— start —
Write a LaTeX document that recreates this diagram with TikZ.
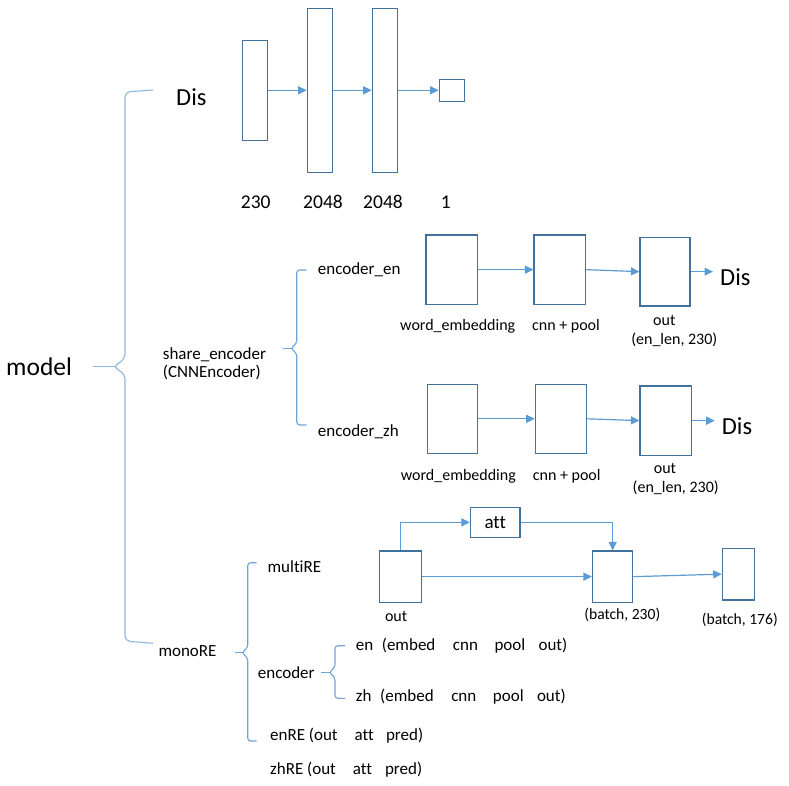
\documentclass[tikz,border=0pt]{standalone}
\usepackage{fontspec}
\setmainfont{Carlito}[Ligatures=NoCommon]
\usetikzlibrary{arrows.meta}
\definecolor{boxc}{HTML}{41719C}
\definecolor{arrc}{HTML}{5B9BD5}
\definecolor{brc}{HTML}{6FA3D8}
\definecolor{brl}{HTML}{8DB7E2}
\newcommand\mybrace[6]{%
  \draw[brace,rounded corners=3pt] (#5,#2) -- (#1,#2) -- (#1,#4-5) -- (#1-6,#4) -- (#1,#4+5) -- (#1,#3) -- (#5,#3);
  \draw[brace] (#6,#4) -- (#1-4,#4);}
\begin{document}
\begin{tikzpicture}[x=1pt,y=-1pt,
  box/.style={draw=boxc,line width=1.2pt,inner sep=0pt,minimum width=#1},
  box/.default=25pt,
  arr/.style={draw=arrc,line width=1.2pt,-{Triangle[length=8.5pt,width=8pt]}},
  brace/.style={draw=brc,line width=1.1pt},
  txt/.style={inner sep=0pt,anchor=west,font=\fontsize{17}{20}\selectfont},
  lab/.style={inner sep=0pt,font=\fontsize{16}{19}\selectfont},
  num/.style={inner sep=0pt,font=\fontsize{19.5}{22}\selectfont},
  big/.style={inner sep=0pt,anchor=west,font=\fontsize{24.5}{28}\selectfont}]
\useasboundingbox (0,0) rectangle (789,786);
\fill[white] (0,0) rectangle (789,786);

% ---- texts of the tree
\node[inner sep=0pt,anchor=west,font=\fontsize{25.5}{28}\selectfont] (model) at (6,366.7) {model};
\node[big] (dis0) at (176,96.7) {Dis};
\node[txt,align=left,font=\fontsize{17}{18}\selectfont] (share) at (162.7,363.3) {share\_encoder\\(CNNEncoder)};
\node[txt] (encen) at (317.7,270) {encoder\_en};
\node[txt] (enczh) at (317.7,431.7) {encoder\_zh};
\node[txt] (mono) at (158.3,650.7) {monoRE};
\node[txt] (multi) at (267.4,566.7) {multiRE};
\node[txt] (enc) at (257.7,672.7) {encoder};
\node[txt] (enl) at (355.7,645.7) {en\hspace{8.6pt}(embed\hspace{17.5pt}cnn\hspace{16.6pt}pool\hspace{13.3pt}out)};
\node[txt] (zhl) at (355.7,696.7) {zh\hspace{8.7pt}(embed\hspace{17.5pt}cnn\hspace{16.7pt}pool\hspace{13.3pt}out)};
\node[txt] (enre) at (270,736) {enRE (out\hspace{17pt}att\hspace{12.2pt}pred)};
\node[txt] (zhre) at (270,769.3) {zhRE (out\hspace{17pt}att\hspace{13pt}pred)};

% ---- braces
\draw[draw=brl,line width=1.1pt,rounded corners=5pt] (153,90) -- (125,92) -- (125,359) -- (113,366.7) -- (125,374) -- (125,641) -- (153,643.3);
\draw[draw=brl,line width=1.1pt] (93,366.7) -- (116,366.7);
\mybrace{296.7}{270}{425}{348.3}{306.7}{282.7}
\mybrace{247.7}{562.7}{741}{652.7}{256.7}{235}
\mybrace{335}{645.7}{698.3}{672.3}{345}{321}

% ---- Dis network
\node[box,minimum height=100pt] (d1) at (254.8,90.3) {};
\node[box,minimum height=164pt] (d2) at (319.8,90.3) {};
\node[box,minimum height=164pt] (d3) at (384.8,90.3) {};
\node[box,minimum height=22pt] (d4) at (451.8,90.3) {};
\draw[arr] (d1.east) -- (d2.west);
\draw[arr] (d2.east) -- (d3.west);
\draw[arr] (d3.east) -- (d4.west);
\node[num] (n1) at (255.7,202) {230};
\node[num] (n2) at (323,202) {2048};
\node[num] (n3) at (383,202) {2048};
\node[num] (n4) at (445.7,202) {1};

% ---- encoder_en
\node[box=51.7pt,minimum height=69.3pt] (ea) at (451.85,269.65) {};
\node[box=51.7pt,minimum height=69.3pt] (eb) at (559.85,269.65) {};
\node[box=50pt,minimum height=68.7pt] (ec) at (665,271.65) {};
\node[big] (disen) at (720,276.7) {Dis};
\draw[arr] (ea.east) -- (eb.west);
\draw[arr] (eb.east) -- (ec.west);
\draw[arr,shorten >=7pt] (ec.east) -- (ec.east -| disen.west);
\node[lab] (ela) at (457.7,326.7) {word\_embedding};
\node[lab] (elb) at (566,326.7) {cnn + pool};
\node[lab] (elc) at (664.3,320.7) {out};
\node[lab] (eld) at (674.3,339.3) {(en\_len, 230)};

% ---- encoder_zh
\node[box=50.4pt,minimum height=69pt] (za) at (452.5,418.8) {};
\node[box=51.4pt,minimum height=69pt] (zb) at (561,418.8) {};
\node[box=51.7pt,minimum height=69.3pt] (zc) at (665.85,420.65) {};
\node[big] (diszh) at (721.7,426) {Dis};
\draw[arr] (za.east) -- (zb.west);
\draw[arr] (zb.east) -- (zc.west);
\draw[arr,shorten >=7pt] (zc.east) -- (zc.east -| diszh.west);
\node[lab] (zla) at (458.3,476.7) {word\_embedding};
\node[lab] (zlb) at (566.7,476.7) {cnn + pool};
\node[lab] (zlc) at (665,468.3) {out};
\node[lab] (zld) at (675.7,487.3) {(en\_len, 230)};

% ---- multiRE
\node[draw=boxc,line width=1.2pt,inner sep=0pt,minimum width=49.5pt,minimum height=30pt,font=\fontsize{19}{21}\selectfont] (att) at (495.2,522.3) {att};
\node[box=42.1pt,minimum height=51.3pt] (mo) at (400.65,576.65) {};
\node[box=40.3pt,minimum height=51.3pt] (mb) at (612.65,576.65) {};
\node[box=31.9pt,minimum height=51.7pt] (mc) at (738.25,574.15) {};
\draw[arr] (mo.north) |- (att.west);
\draw[arr] (att.east) -| (mb.north);
\draw[arr] (mo.east) -- (mb.west);
\draw[arr] (mb.east) -- (mc.west);
\node[lab] (mlo) at (396.1,616) {out};
\node[lab,font=\fontsize{15.6}{18}\selectfont] (mlb) at (622.3,615) {(batch, 230)};
\node[lab,font=\fontsize{15.6}{18}\selectfont] (mlc) at (739.8,620) {(batch, 176)};
\end{tikzpicture}
\end{document}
— end —
[WORK TO COMPLETE]
Without the pictures, return the listing above from its first line through the line that has "(zhre) at (270,769.3)".

[EXERCISE OUTPUT]
Write a LaTeX document that recreates this diagram with TikZ.
\documentclass[tikz,border=0pt]{standalone}
\usepackage{fontspec}
\setmainfont{Carlito}[Ligatures=NoCommon]
\usetikzlibrary{arrows.meta}
\definecolor{boxc}{HTML}{41719C}
\definecolor{arrc}{HTML}{5B9BD5}
\definecolor{brc}{HTML}{6FA3D8}
\definecolor{brl}{HTML}{8DB7E2}
\newcommand\mybrace[6]{%
  \draw[brace,rounded corners=3pt] (#5,#2) -- (#1,#2) -- (#1,#4-5) -- (#1-6,#4) -- (#1,#4+5) -- (#1,#3) -- (#5,#3);
  \draw[brace] (#6,#4) -- (#1-4,#4);}
\begin{document}
\begin{tikzpicture}[x=1pt,y=-1pt,
  box/.style={draw=boxc,line width=1.2pt,inner sep=0pt,minimum width=#1},
  box/.default=25pt,
  arr/.style={draw=arrc,line width=1.2pt,-{Triangle[length=8.5pt,width=8pt]}},
  brace/.style={draw=brc,line width=1.1pt},
  txt/.style={inner sep=0pt,anchor=west,font=\fontsize{17}{20}\selectfont},
  lab/.style={inner sep=0pt,font=\fontsize{16}{19}\selectfont},
  num/.style={inner sep=0pt,font=\fontsize{19.5}{22}\selectfont},
  big/.style={inner sep=0pt,anchor=west,font=\fontsize{24.5}{28}\selectfont}]
\useasboundingbox (0,0) rectangle (789,786);
\fill[white] (0,0) rectangle (789,786);

% ---- texts of the tree
\node[inner sep=0pt,anchor=west,font=\fontsize{25.5}{28}\selectfont] (model) at (6,366.7) {model};
\node[big] (dis0) at (176,96.7) {Dis};
\node[txt,align=left,font=\fontsize{17}{18}\selectfont] (share) at (162.7,363.3) {share\_encoder\\(CNNEncoder)};
\node[txt] (encen) at (317.7,270) {encoder\_en};
\node[txt] (enczh) at (317.7,431.7) {encoder\_zh};
\node[txt] (mono) at (158.3,650.7) {monoRE};
\node[txt] (multi) at (267.4,566.7) {multiRE};
\node[txt] (enc) at (257.7,672.7) {encoder};
\node[txt] (enl) at (355.7,645.7) {en\hspace{8.6pt}(embed\hspace{17.5pt}cnn\hspace{16.6pt}pool\hspace{13.3pt}out)};
\node[txt] (zhl) at (355.7,696.7) {zh\hspace{8.7pt}(embed\hspace{17.5pt}cnn\hspace{16.7pt}pool\hspace{13.3pt}out)};
\node[txt] (enre) at (270,736) {enRE (out\hspace{17pt}att\hspace{12.2pt}pred)};
\node[txt] (zhre) at (270,769.3) {zhRE (out\hspace{17pt}att\hspace{13pt}pred)};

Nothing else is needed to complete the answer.